Photos and stories about urban decay in Georgia
Diggers, roofers, stalkers and urban decay in Georgia
As we leave Tbilisi and enter the highway, Alex and Tite keep looking around enthusiastically, searching for decaying concrete objects.
“Behind this statue of St Nino there is an old reservoir which you can enter. It looks like an alien flying saucer, it is amazing,” Alex says as we drive along Marshal Gelovani Avenue.
They are very excited to share everything they know about the history of these mostly abandoned and decaying places. They refer to themselves as ‘urban stalkers’, people passionate about exploring forgotten urban and underground places, of which Georgia has dozens.
Today they invited me to join them on the exploration of an abandoned glass factory in the town of Khashuri.
There are several groups of urban explorers:
Diggers – People who focus on bunkers or bomb shelters under cities.
Roofers – Those who prefer to climb the roofs of abandoned buildings or tall chimneys.
Stalkers – Some research and document other places like factories and houses – anything basically.
“But we are ultimately grouped together, connected by our hobby,” Alex says.
Alex himself started about two years ago and today manages the Geo Stalk Facebook page where explorers from Georgia add photos and videos of the treasures they find all around the country. Groups started forming on this page in 2006 and gained a new wave of popularity about three years ago.
“It was most probably inspired by the diggers from Russia and Ukraine who started in the 1980s and 1990s already and have thousands of members. In Georgia we are only about 50 people so far,” he describes.
When I ask about his motivation, he first mentions adrenalin. Then he continues:
“But I also like learning about the history of such historical places. It is very exciting to see places which only a few people have seen and taken cool pictures of.”

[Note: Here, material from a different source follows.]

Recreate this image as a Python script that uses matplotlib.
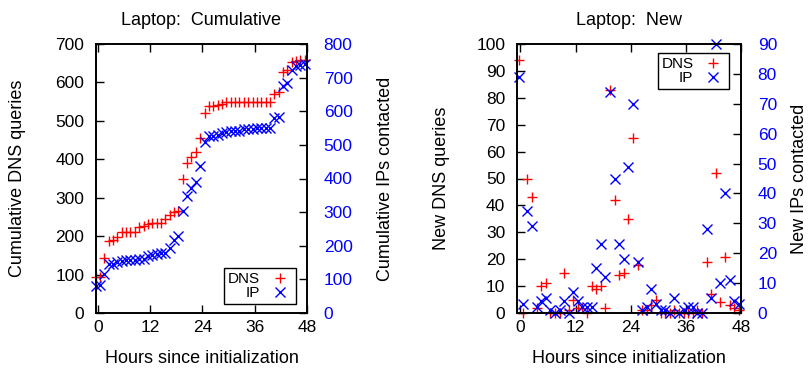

Adrenalin is definitely what I feel as we enter the area around the glass factory. We have no difficulty in getting there as the gatehouse is empty and open. Afterwards we spend the entire afternoon climbing crumbling staircases, walking on floors which are full of holes and halls where green vegetation blends in with rusty machines.
My guides started exploring by climbing a creaky ladder to the cooling tower of the factory. I followed them and soon realized that I would not be a good Roofer. My knees shook as I looked down.
Afterwards we started exploring the four halls of the factory. It is a bit hard to imagine what it was like while seeing the corroded machines and brick ruins where hundreds of workers once spent their days.
In some way the place feels beautifully surreal, as if from a post-apocalyptic movie.
‘The factory started to operate in the 1960s and closed down in the late 1990s. After its gates were closed to the workers, many people probably came her and took the metal and bricks, selling them or using them for their own houses,’ my guide explains on the poor state of the now defunct factory.
But the biggest treasures are found inside the decaying administrative building. We find the changing rooms and the offices of the workers which look like they were abandoned in a hurry, with clothes still hanging in the lockers and reproductions of paintings and soviet slogans on the walls. Everything covered with omnipresent dust.
At one point I heard my guides laughing and cheering in one of the rooms which also happens to be full of old gas masks. They were reading an apology letter written by one of the employees in 1997 in which he confesses to coming in drunk for his shift for the second time already.
The Stalkers only take photos and make sure that they do not damage anything or leave any trash.
We didn’t meet anybody else the whole time we were there – except for the cows grazing in the pastures between the buildings of the Khashuri complex. Alex said urban explorers usually do not have any problems with the police.
“However, entering some places which might be of strategic importance might get you in trouble, so you should always know where you are going.”
Second expedition
I have a completely different experience on my second expedition, where we explore a bomb shelter under the centre of Tbilisi. The corridors and small rooms create an underground labyrinth where one could easily get lost without a guide who knows them well.
The first part of the bunker was built before WWII, the second – one year after.
“This shelter was plundered long ago, but there are much bigger and well preserved bunkers in Tbilisi. Each shelter has two exits and at least one ventilation shaft. Sometimes I just see these places and try to see if it is possible to enter it,” Alex says.
Every digger or urban stalker has his/her own map of the object which they only share with their close friends. Even though they share pictures and videos of their expeditions, they never share the exact locations of the places. They explain that they try to protect them from the crowds who might damage them.
Alex is proudest about his expedition to Chernobyl which he visited this summer. He also shared photos and videos on the Geo Stalk Facebook page and even organized a public presentation which was attended by about 20 other enthusiasts.
He dreams about having a company offering tours to forgotten places to foreign tourists. He believes that in two or three years, there will be people coming to Georgia for its many decaying urban monuments of the Soviet era.